**** INPUT MATERIAL ****
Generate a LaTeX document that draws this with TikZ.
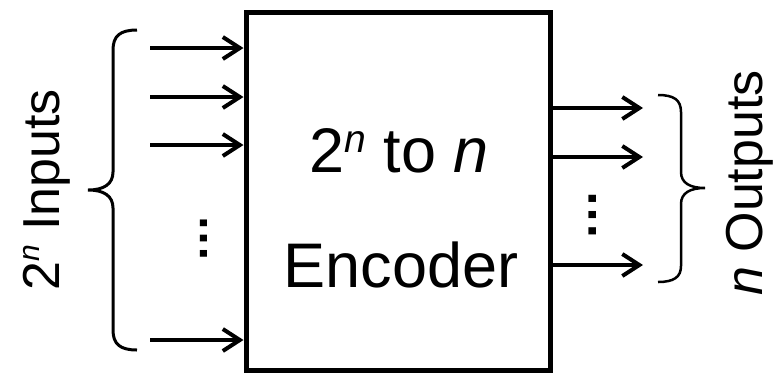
\documentclass[tikz,border=0pt]{standalone}
\usepackage{fontspec}
\setmainfont{Liberation Sans}
\usetikzlibrary{arrows.meta}
\newcommand{\supsc}[2]{\raisebox{#2pt}{\fontsize{#1}{#1}\selectfont\itshape n}}
\begin{document}
\begin{tikzpicture}[x=1pt,y=-1pt,
  wire/.style={line width=4pt,-{Straight Barb[length=17pt,width=22pt,line width=4pt]}},
  bracepath/.style={line width=3pt},
  big/.style={font=\fontsize{63}{70}\selectfont,inner sep=0pt},
  side/.style={font=\fontsize{52}{60}\selectfont,inner sep=0pt,rotate=90,anchor=base},
  dotsnode/.style={inner sep=0pt,rotate=90,anchor=base}]
\useasboundingbox (0,0) rectangle (773,373);
\node[draw,line width=5pt,minimum width=304pt,minimum height=358pt,inner sep=0pt] (enc) at (398,191) {};
\node[big,anchor=base] (t1) at (399,172) {2\supsc{39}{20} to \textit{n}};
\node[big,anchor=base] (t2) at (401,287) {Encoder};
% inputs
\coordinate (in1) at (150,48);
\coordinate (in2) at (150,97);
\coordinate (in3) at (150,145);
\coordinate (in4) at (150,340);
\foreach \i in {1,2,3,4} \draw[wire] (in\i) -- (in\i -| enc.west);
% outputs
\coordinate (out1) at (643,108);
\coordinate (out2) at (643,157);
\coordinate (out3) at (643,265);
\foreach \i in {1,2,3} \draw[wire] (out\i -| enc.east) -- (out\i);
% dots
\node[dotsnode,font=\fontsize{48}{50}\selectfont\bfseries] (ldots) at (207,238) {…};
\node[dotsnode,font=\fontsize{51}{54}\selectfont\bfseries] (rdots) at (596,215) {…};
% left brace
\draw[bracepath] (137,30) .. controls (120,30) and (113,36) .. (113,50) -- (113,172)
  .. controls (113,184) and (104,190) .. (88,190)
  .. controls (104,190) and (113,196) .. (113,208) -- (113,330)
  .. controls (113,344) and (120,350) .. (137,350);
% right brace
\draw[line width=2.5pt] (658,95) .. controls (674,95) and (681,100) .. (681,112) -- (681,172)
  .. controls (681,183) and (690,188) .. (705,188)
  .. controls (690,188) and (681,193) .. (681,204) -- (681,266)
  .. controls (681,277) and (674,282) .. (658,282);
% labels
\node[side] (lin) at (59,190) {2\supsc{30}{20} Inputs};
\node[side] (lout) at (762,183) {\textit{n} Outputs};
\end{tikzpicture}
\end{document}
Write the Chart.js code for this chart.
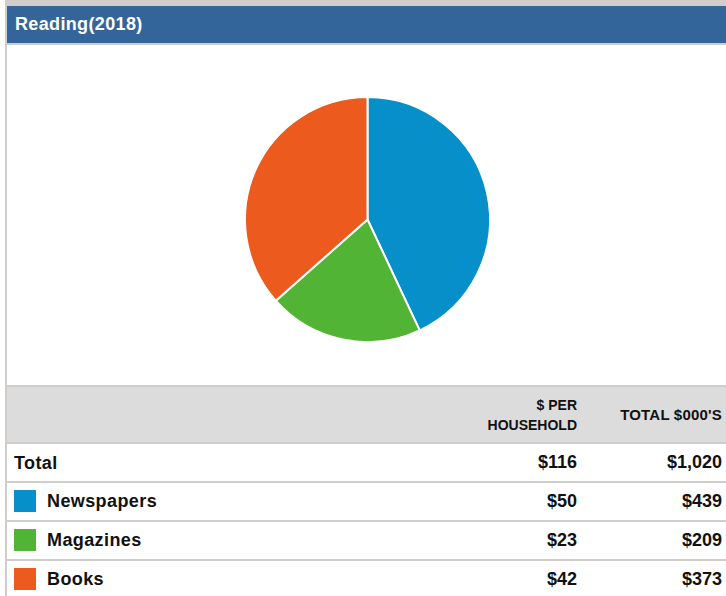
<!DOCTYPE html>
<html>
<head>
<meta charset="utf-8">
<title>Reading(2018)</title>
<script src="https://cdn.jsdelivr.net/npm/chart.js@4/dist/chart.umd.min.js"></script>
<style>
  html, body { margin: 0; padding: 0; background: #fff; }
  body { width: 726px; height: 596px; overflow: hidden; font-family: "Liberation Sans", Arial, sans-serif; }
  #panel {
    position: absolute; left: 5px; top: 0; width: 719px;
    border-left: 2px solid #d0cdcb; border-top: 6px solid #d0cdcb;
  }
  #title {
    height: 37px; background: #34659a; color: #fff;
    font-weight: bold; font-size: 18px; line-height: 37px;
    padding-left: 8px; border-bottom: 2px solid #d0cdcb;
    letter-spacing: 0.35px;
  }
  #chartBox { position: relative; width: 719px; height: 340px; }
  table { border-collapse: collapse; width: 719px; table-layout: fixed; }
  td, th { padding: 0; font-weight: bold; color: #111; }
  tr { border-top: 2px solid #d0cdcb; }
  thead tr th { background: #dcdcdc; height: 55px; font-size: 14px; line-height: 20px; text-align: right; padding-right: 4px; }
  thead tr th.wide { font-size: 15px; letter-spacing: 0.2px; }
  tbody td { height: 37px; font-size: 18px; }
  td.num { text-align: right; padding-right: 4px; }
  td.lab { padding-left: 7px; }
  .sw { display: inline-block; width: 22px; height: 22px; vertical-align: middle; margin-right: 11px; position: relative; top: -1px; }
  .lt { vertical-align: middle; letter-spacing: 0.4px; }
</style>
</head>
<body>
<div id="panel">
  <div id="title">Reading(2018)</div>
  <div id="chartBox"><canvas id="pie"></canvas></div>
  <table id="tbl">
    <colgroup><col style="width:469px"><col style="width:105px"><col style="width:145px"></colgroup>
    <thead><tr><th></th><th>$ PER<br>HOUSEHOLD</th><th class="wide">TOTAL $000'S</th></tr></thead>
    <tbody></tbody>
  </table>
</div>
<script>
// Spending categories and their figures
const categories = ["Newspapers", "Magazines", "Books"];
const perHousehold = [50, 23, 42];
const totalThousands = [439, 209, 373];
const sliceColors = ["#068fc9", "#52b435", "#ec5a1e"];
const totalPerHousehold = 116;
const totalAll = 1020;

const money = v => "$" + v.toLocaleString("en-US");

// Summary table: total row first, then one row per category with its colour swatch
const tbody = document.querySelector("#tbl tbody");
function addRow(labelHtml, a, b) {
  const tr = document.createElement("tr");
  tr.innerHTML = `<td class="lab">${labelHtml}</td><td class="num">${money(a)}</td><td class="num">${money(b)}</td>`;
  tbody.appendChild(tr);
}
addRow('<span class="lt">Total</span>', totalPerHousehold, totalAll);
categories.forEach((c, i) => {
  addRow(`<span class="sw" style="background:${sliceColors[i]}"></span><span class="lt">${c}</span>`,
         perHousehold[i], totalThousands[i]);
});

new Chart(document.getElementById("pie"), {
  type: "pie",
  data: {
    labels: categories,
    datasets: [{
      data: totalThousands,
      backgroundColor: sliceColors,
      borderColor: "#ffffff",
      borderWidth: 2
    }]
  },
  options: {
    responsive: true,
    maintainAspectRatio: false,
    animation: false,
    layout: { padding: { top: 51, bottom: 42, left: 2, right: 0 } },
    plugins: { legend: { display: false }, tooltip: { enabled: false } }
  }
});
</script>
</body>
</html>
****
**YOUR TASK**
Print the listing above in full, exactly as written. Omit any pictures.

**ANSWER FOR THIS EXERCISE**
Generate a LaTeX document that draws this with TikZ.
\documentclass[tikz,border=0pt]{standalone}
\usepackage{fontspec}
\setmainfont{Liberation Sans}
\usetikzlibrary{arrows.meta}
\newcommand{\supsc}[2]{\raisebox{#2pt}{\fontsize{#1}{#1}\selectfont\itshape n}}
\begin{document}
\begin{tikzpicture}[x=1pt,y=-1pt,
  wire/.style={line width=4pt,-{Straight Barb[length=17pt,width=22pt,line width=4pt]}},
  bracepath/.style={line width=3pt},
  big/.style={font=\fontsize{63}{70}\selectfont,inner sep=0pt},
  side/.style={font=\fontsize{52}{60}\selectfont,inner sep=0pt,rotate=90,anchor=base},
  dotsnode/.style={inner sep=0pt,rotate=90,anchor=base}]
\useasboundingbox (0,0) rectangle (773,373);
\node[draw,line width=5pt,minimum width=304pt,minimum height=358pt,inner sep=0pt] (enc) at (398,191) {};
\node[big,anchor=base] (t1) at (399,172) {2\supsc{39}{20} to \textit{n}};
\node[big,anchor=base] (t2) at (401,287) {Encoder};
% inputs
\coordinate (in1) at (150,48);
\coordinate (in2) at (150,97);
\coordinate (in3) at (150,145);
\coordinate (in4) at (150,340);
\foreach \i in {1,2,3,4} \draw[wire] (in\i) -- (in\i -| enc.west);
% outputs
\coordinate (out1) at (643,108);
\coordinate (out2) at (643,157);
\coordinate (out3) at (643,265);
\foreach \i in {1,2,3} \draw[wire] (out\i -| enc.east) -- (out\i);
% dots
\node[dotsnode,font=\fontsize{48}{50}\selectfont\bfseries] (ldots) at (207,238) {…};
\node[dotsnode,font=\fontsize{51}{54}\selectfont\bfseries] (rdots) at (596,215) {…};
% left brace
\draw[bracepath] (137,30) .. controls (120,30) and (113,36) .. (113,50) -- (113,172)
  .. controls (113,184) and (104,190) .. (88,190)
  .. controls (104,190) and (113,196) .. (113,208) -- (113,330)
  .. controls (113,344) and (120,350) .. (137,350);
% right brace
\draw[line width=2.5pt] (658,95) .. controls (674,95) and (681,100) .. (681,112) -- (681,172)
  .. controls (681,183) and (690,188) .. (705,188)
  .. controls (690,188) and (681,193) .. (681,204) -- (681,266)
  .. controls (681,277) and (674,282) .. (658,282);
% labels
\node[side] (lin) at (59,190) {2\supsc{30}{20} Inputs};
\node[side] (lout) at (762,183) {\textit{n} Outputs};
\end{tikzpicture}
\end{document}
Write the Chart.js code for this chart.
<!DOCTYPE html>
<html>
<head>
<meta charset="utf-8">
<title>Reading(2018)</title>
<script src="https://cdn.jsdelivr.net/npm/chart.js@4/dist/chart.umd.min.js"></script>
<style>
  html, body { margin: 0; padding: 0; background: #fff; }
  body { width: 726px; height: 596px; overflow: hidden; font-family: "Liberation Sans", Arial, sans-serif; }
  #panel {
    position: absolute; left: 5px; top: 0; width: 719px;
    border-left: 2px solid #d0cdcb; border-top: 6px solid #d0cdcb;
  }
  #title {
    height: 37px; background: #34659a; color: #fff;
    font-weight: bold; font-size: 18px; line-height: 37px;
    padding-left: 8px; border-bottom: 2px solid #d0cdcb;
    letter-spacing: 0.35px;
  }
  #chartBox { position: relative; width: 719px; height: 340px; }
  table { border-collapse: collapse; width: 719px; table-layout: fixed; }
  td, th { padding: 0; font-weight: bold; color: #111; }
  tr { border-top: 2px solid #d0cdcb; }
  thead tr th { background: #dcdcdc; height: 55px; font-size: 14px; line-height: 20px; text-align: right; padding-right: 4px; }
  thead tr th.wide { font-size: 15px; letter-spacing: 0.2px; }
  tbody td { height: 37px; font-size: 18px; }
  td.num { text-align: right; padding-right: 4px; }
  td.lab { padding-left: 7px; }
  .sw { display: inline-block; width: 22px; height: 22px; vertical-align: middle; margin-right: 11px; position: relative; top: -1px; }
  .lt { vertical-align: middle; letter-spacing: 0.4px; }
</style>
</head>
<body>
<div id="panel">
  <div id="title">Reading(2018)</div>
  <div id="chartBox"><canvas id="pie"></canvas></div>
  <table id="tbl">
    <colgroup><col style="width:469px"><col style="width:105px"><col style="width:145px"></colgroup>
    <thead><tr><th></th><th>$ PER<br>HOUSEHOLD</th><th class="wide">TOTAL $000'S</th></tr></thead>
    <tbody></tbody>
  </table>
</div>
<script>
// Spending categories and their figures
const categories = ["Newspapers", "Magazines", "Books"];
const perHousehold = [50, 23, 42];
const totalThousands = [439, 209, 373];
const sliceColors = ["#068fc9", "#52b435", "#ec5a1e"];
const totalPerHousehold = 116;
const totalAll = 1020;

const money = v => "$" + v.toLocaleString("en-US");

// Summary table: total row first, then one row per category with its colour swatch
const tbody = document.querySelector("#tbl tbody");
function addRow(labelHtml, a, b) {
  const tr = document.createElement("tr");
  tr.innerHTML = `<td class="lab">${labelHtml}</td><td class="num">${money(a)}</td><td class="num">${money(b)}</td>`;
  tbody.appendChild(tr);
}
addRow('<span class="lt">Total</span>', totalPerHousehold, totalAll);
categories.forEach((c, i) => {
  addRow(`<span class="sw" style="background:${sliceColors[i]}"></span><span class="lt">${c}</span>`,
         perHousehold[i], totalThousands[i]);
});

new Chart(document.getElementById("pie"), {
  type: "pie",
  data: {
    labels: categories,
    datasets: [{
      data: totalThousands,
      backgroundColor: sliceColors,
      borderColor: "#ffffff",
      borderWidth: 2
    }]
  },
  options: {
    responsive: true,
    maintainAspectRatio: false,
    animation: false,
    layout: { padding: { top: 51, bottom: 42, left: 2, right: 0 } },
    plugins: { legend: { display: false }, tooltip: { enabled: false } }
  }
});
</script>
</body>
</html>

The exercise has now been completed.